The Beautiful American Word, Sure
by Delmore Schwartz (1913 – 1966)
The beautiful American word, Sure
As I have come into a room, and touch
The lamp’s button, and the light blooms with such
Certainty where the darkness loomed before,
As I care for what I do not know, and care
Knowing for little she might not have been,
And for how little she would be unseen,
The intercourse of lives miraculous and dear.
Where the light is, and each thing clear,
Separate from all others, standing in its place,
I drink the time and touch whatever’s near,
And hope for day when the whole world has that face:
For what assures her present every year?
In dark accidents the mind’s sufficient grace.
Delmore Schwartz lived and died in New York City. In between were stints as student or adjunct professor in Madison, Wisconsin, Harvard and Syracuse University. New York City and his parents divorce loomed as a character in his stories and poetry, his sonnet 0 City, City a far cry from Wordsworth’s love affair with London. Schwartz seemed to bear New York on his shoulders, filling his mind with literature in its public libraries as a young man, surrounding him with artists and intellectuals and then he spit it out after having chewed on it sufficiently for 40 years. It is said that Schwartz paved the way for Saul Bellows to be Saul Bellows. If true, its damnable praise that his legacy was being an originality that allowed the next Jewish writer to prosper for excelling even further in defining the loneliness of trying to assimilate as an outsider into a nation of immigrants.
Schwartz was a man of brilliant intellect whose professional zenith peaked in his 20’s. He was touted by William Carlos Williams. He was an acquaintance if not friend of Robert Lowell and John Berryman. Lowell penned a tribute or a curse in honor of him. Schwartz suffered the burdens of genius, mental illness, creativity, alcoholism and poverty. He died at the age of 53 of a heart attack. His body unclaimed by family and friends he had grown estranged from years before.
Schwartz writes with a clear voice, an impulse driven by a deep understanding of literature and a willingness to work within the confines of tradition to forge something new. The subjects of his poems were often stark. His sonnets a love song to words and and ideas more than people.

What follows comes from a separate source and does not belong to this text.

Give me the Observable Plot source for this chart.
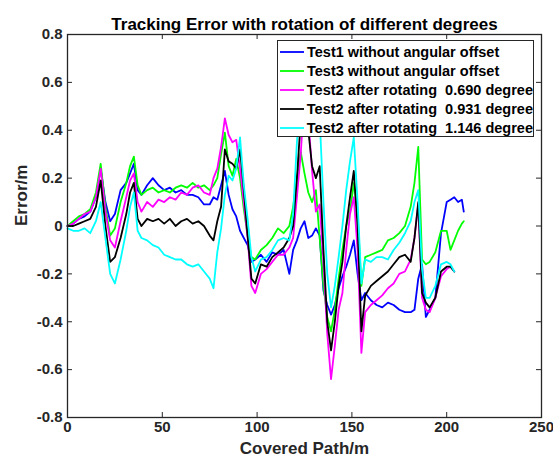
<!DOCTYPE html>
<html><head><meta charset="utf-8">
<script src="https://cdn.jsdelivr.net/npm/d3@7"></script>
<script src="https://cdn.jsdelivr.net/npm/@observablehq/plot@0.6"></script>
<style>
body{margin:0;background:#fff;}
#wrap{position:relative;width:553px;height:464px;font-family:"Liberation Sans",Arial,sans-serif;}
#legend{position:absolute;left:277px;top:40px;width:257px;height:97px;border:1px solid #262626;background:#fff;box-sizing:border-box;padding-top:1px;}
.row{height:19px;display:flex;align-items:center;white-space:pre;font-weight:bold;font-size:14.5px;color:#000;}
.row svg{margin-left:2px;margin-right:3px;}
</style>
</head><body>
<div id="wrap"><div id="legend"></div></div>
<script>
const titleText = "Tracking Error with rotation of different degrees";
const xLabel = "Covered Path/m";
const yLabel = "Error/m";
const xTicks = [0, 50, 100, 150, 200, 250];
const yTicks = [-0.8, -0.6, -0.4, -0.2, 0, 0.2, 0.4, 0.6, 0.8];
const seriesNames = [
  "Test1 without angular offset",
  "Test3 without angular offset",
  "Test2 after rotating  0.690 degree",
  "Test2 after rotating  0.931 degree",
  "Test2 after rotating  1.146 degree"
];
const seriesColors = ["#0000ff", "#00ff00", "#ff00ff", "#000000", "#00ffff"];

const path = [0,3,6,9,12,15,17.5,20,22.5,25,28,31,33,35,37,39,42,45,48,51,54,57,60,63,66,69,72,75,77,79,81,83,85,87,89,91,93,95,97,99,102,105,108,111,114,117,119,121,123,125,127,129,131,133,135,137,139,141,143,145,147,149,151,153,155,157,160,163,166,169,172,175,178,181,183,185,187,189,191,194,197,200,202,204,206,208,209];

const test1 = [0.00,0.01,0.03,0.04,0.06,0.12,0.24,0.10,0.02,0.05,0.15,0.18,0.22,0.26,0.15,0.13,0.17,0.20,0.17,0.15,0.16,0.14,0.15,0.13,0.13,0.12,0.09,0.09,0.12,0.11,0.17,0.23,0.13,0.07,0.04,-0.02,-0.05,-0.08,-0.15,-0.14,-0.12,-0.15,-0.11,-0.12,-0.10,-0.20,-0.10,-0.06,-0.01,0.02,-0.05,-0.04,-0.01,-0.04,-0.27,-0.33,-0.37,-0.33,-0.26,-0.21,-0.17,-0.12,-0.06,-0.20,-0.31,-0.28,-0.31,-0.33,-0.34,-0.32,-0.33,-0.35,-0.36,-0.36,-0.35,-0.22,-0.16,-0.38,-0.35,-0.30,-0.03,0.10,0.11,0.12,0.10,0.11,0.06];

const test3 = [0.00,0.02,0.04,0.05,0.07,0.14,0.26,0.08,-0.04,-0.01,0.10,0.18,0.25,0.29,0.17,0.13,0.15,0.16,0.14,0.15,0.14,0.16,0.17,0.16,0.18,0.16,0.17,0.15,0.17,0.20,0.30,0.39,0.25,0.21,0.28,0.20,0.07,-0.04,-0.13,-0.14,-0.10,-0.08,-0.05,-0.01,-0.03,0.00,0.08,0.20,0.31,0.22,0.14,0.10,0.15,-0.05,-0.25,-0.38,-0.44,-0.35,-0.22,-0.10,0.00,0.06,0.18,0.05,-0.25,-0.13,-0.12,-0.11,-0.10,-0.06,-0.05,-0.03,0.00,0.08,0.18,0.33,-0.14,-0.16,-0.15,-0.11,-0.02,-0.02,-0.10,-0.06,-0.02,0.01,0.02];

const rot0690 = [0.00,0.01,0.03,0.05,0.06,0.12,0.24,0.06,-0.06,-0.09,0.02,0.12,0.19,0.22,0.10,0.06,0.10,0.08,0.11,0.10,0.12,0.11,0.14,0.13,0.16,0.17,0.14,0.13,0.20,0.24,0.33,0.45,0.38,0.35,0.36,0.24,0.10,-0.05,-0.25,-0.28,-0.20,-0.18,-0.15,-0.12,-0.12,-0.09,-0.05,0.12,0.30,0.55,0.45,0.23,0.06,0.09,-0.15,-0.45,-0.64,-0.50,-0.35,-0.28,-0.10,0.05,0.12,-0.10,-0.53,-0.36,-0.33,-0.31,-0.29,-0.26,-0.24,-0.20,-0.19,-0.14,-0.05,0.09,-0.30,-0.35,-0.36,-0.30,-0.21,-0.18,-0.17,-0.19,null,null,null];

const rot0931 = [0.00,0.00,0.01,0.02,0.03,0.08,0.19,0.00,-0.15,-0.13,-0.05,0.05,0.14,0.18,0.03,0.00,0.03,0.02,0.03,0.01,0.03,0.00,0.02,0.03,0.01,0.02,0.00,-0.04,-0.06,0.02,0.08,0.32,0.27,0.26,0.24,0.32,0.15,-0.04,-0.22,-0.24,-0.16,-0.17,-0.13,-0.11,-0.09,-0.05,0.00,0.20,0.44,0.52,0.40,0.25,0.20,0.25,-0.10,-0.40,-0.52,-0.40,-0.25,-0.15,0.00,0.12,0.23,0.00,-0.44,-0.29,-0.25,-0.23,-0.21,-0.19,-0.16,-0.13,-0.12,-0.15,-0.05,0.10,-0.28,-0.32,-0.34,-0.30,-0.19,-0.17,-0.17,-0.19,null,null,null];

const rot1146 = [-0.01,-0.02,-0.02,-0.01,-0.03,0.02,0.10,-0.05,-0.20,-0.24,-0.14,-0.02,0.08,0.14,-0.02,-0.05,-0.06,-0.08,-0.09,-0.12,-0.13,-0.14,-0.14,-0.16,-0.17,-0.16,-0.19,-0.22,-0.26,-0.11,-0.01,0.13,0.21,0.19,0.24,0.37,0.17,0.03,-0.13,-0.19,-0.14,-0.13,-0.10,-0.06,-0.05,-0.06,0.05,0.35,0.55,0.58,0.55,0.55,0.50,0.45,0.10,-0.20,-0.34,-0.25,-0.13,0.00,0.15,0.27,0.37,0.10,-0.24,-0.14,-0.15,-0.13,-0.13,-0.14,-0.10,-0.07,-0.03,0.02,0.10,0.15,-0.18,-0.30,-0.30,-0.25,-0.16,-0.15,-0.16,-0.19,null,null,null];

const seriesValues = [test1, test3, rot0690, rot0931, rot1146];

const lineMarks = seriesValues.map((vals, k) => {
  const rows = path.map((x, i) => ({x, y: vals[i]})).filter(d => d.y !== null);
  return Plot.line(rows, {x: "x", y: "y", stroke: seriesColors[k], strokeWidth: 1.8});
});

const fmt = d => String(d);
const chart = Plot.plot({
  width: 553, height: 464,
  marginTop: 34, marginLeft: 67, marginRight: 12, marginBottom: 47,
  x: {domain: [0, 250]},
  y: {domain: [-0.8, 0.8]},
  style: {fontFamily: "'Liberation Sans', Arial, sans-serif", fontSize: "15px", fontWeight: "bold", color: "#262626", background: "#fff"},
  marks: [
    ...lineMarks,
    Plot.frame({stroke: "#262626", strokeWidth: 1.3}),
    Plot.tickX(xTicks, {x: d => d, insetTop: 378, stroke: "#262626"}),
    Plot.tickX(xTicks, {x: d => d, insetBottom: 378, stroke: "#262626"}),
    Plot.tickY(yTicks, {y: d => d, insetRight: 469, stroke: "#262626"}),
    Plot.tickY(yTicks, {y: d => d, insetLeft: 469, stroke: "#262626"}),
    Plot.axisX(xTicks, {anchor: "bottom", tickSize: 0, tickPadding: 4, tickFormat: fmt, label: null, fill: "#262626"}),
    Plot.axisY(yTicks, {anchor: "left", tickSize: 0, tickPadding: 5, tickFormat: fmt, label: null, fill: "#262626"}),
    Plot.text([titleText], {text: d => d, frameAnchor: "top", dy: -17, fontSize: 17, fontWeight: "bold", fill: "#000"}),
    Plot.text([xLabel], {text: d => d, frameAnchor: "bottom", dy: 36, fontSize: 17, fontWeight: "bold", fill: "#262626"}),
    Plot.text([yLabel], {text: d => d, frameAnchor: "left", dx: -46, rotate: -90, fontSize: 17, fontWeight: "bold", fill: "#262626"})
  ]
});
const wrap = document.getElementById("wrap");
wrap.insertBefore(chart, wrap.firstChild);

const legend = document.getElementById("legend");
seriesNames.forEach((name, k) => {
  const row = document.createElement("div");
  row.className = "row";
  row.innerHTML = `<svg width="24" height="4"><line x1="0" y1="2" x2="24" y2="2" stroke="${seriesColors[k]}" stroke-width="1.8"/></svg><span>${name}</span>`;
  legend.appendChild(row);
});
</script>
</body></html>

What to make of the first line and his association of the American-ness of the word ‘sure’? Schwartz was a first generation Romanian Jew, who grew up in respectable if not the upper middle class in New York City. That all changed in an instant when his father died suddenly at age 49. Apparently dying young was the one true inheritance his father passed on to his son. The ‘sureness’ of being American may have eluded Schwartz. And yet the freedoms that invention allowed were not lost on his awakening as an artist. For what was possible for him in America would have been impossible in the birth place of his parents.
Sonnet
by Delmore Schwartz
I follow thought and what the world announces
I lean to hear, and leaning too far over,
Fall, and babied by confusion, cover
Myself in drowse, too tired by such bounces.
But in sleep are dreams across zigzagging snow
Descending quietly and slow, like minutes,
And on this peace the soul again begins its
Rhetoric of desire, older than Jericho,
And rails once more, like birds of early morning
Urchinous on branches and like newsboys,
“Extra, this is the meaning of life,
Here is the real good, beyond all turning,”
Till night goes home, astonished by such cries,
I wake up, and, to feel superior, I laugh.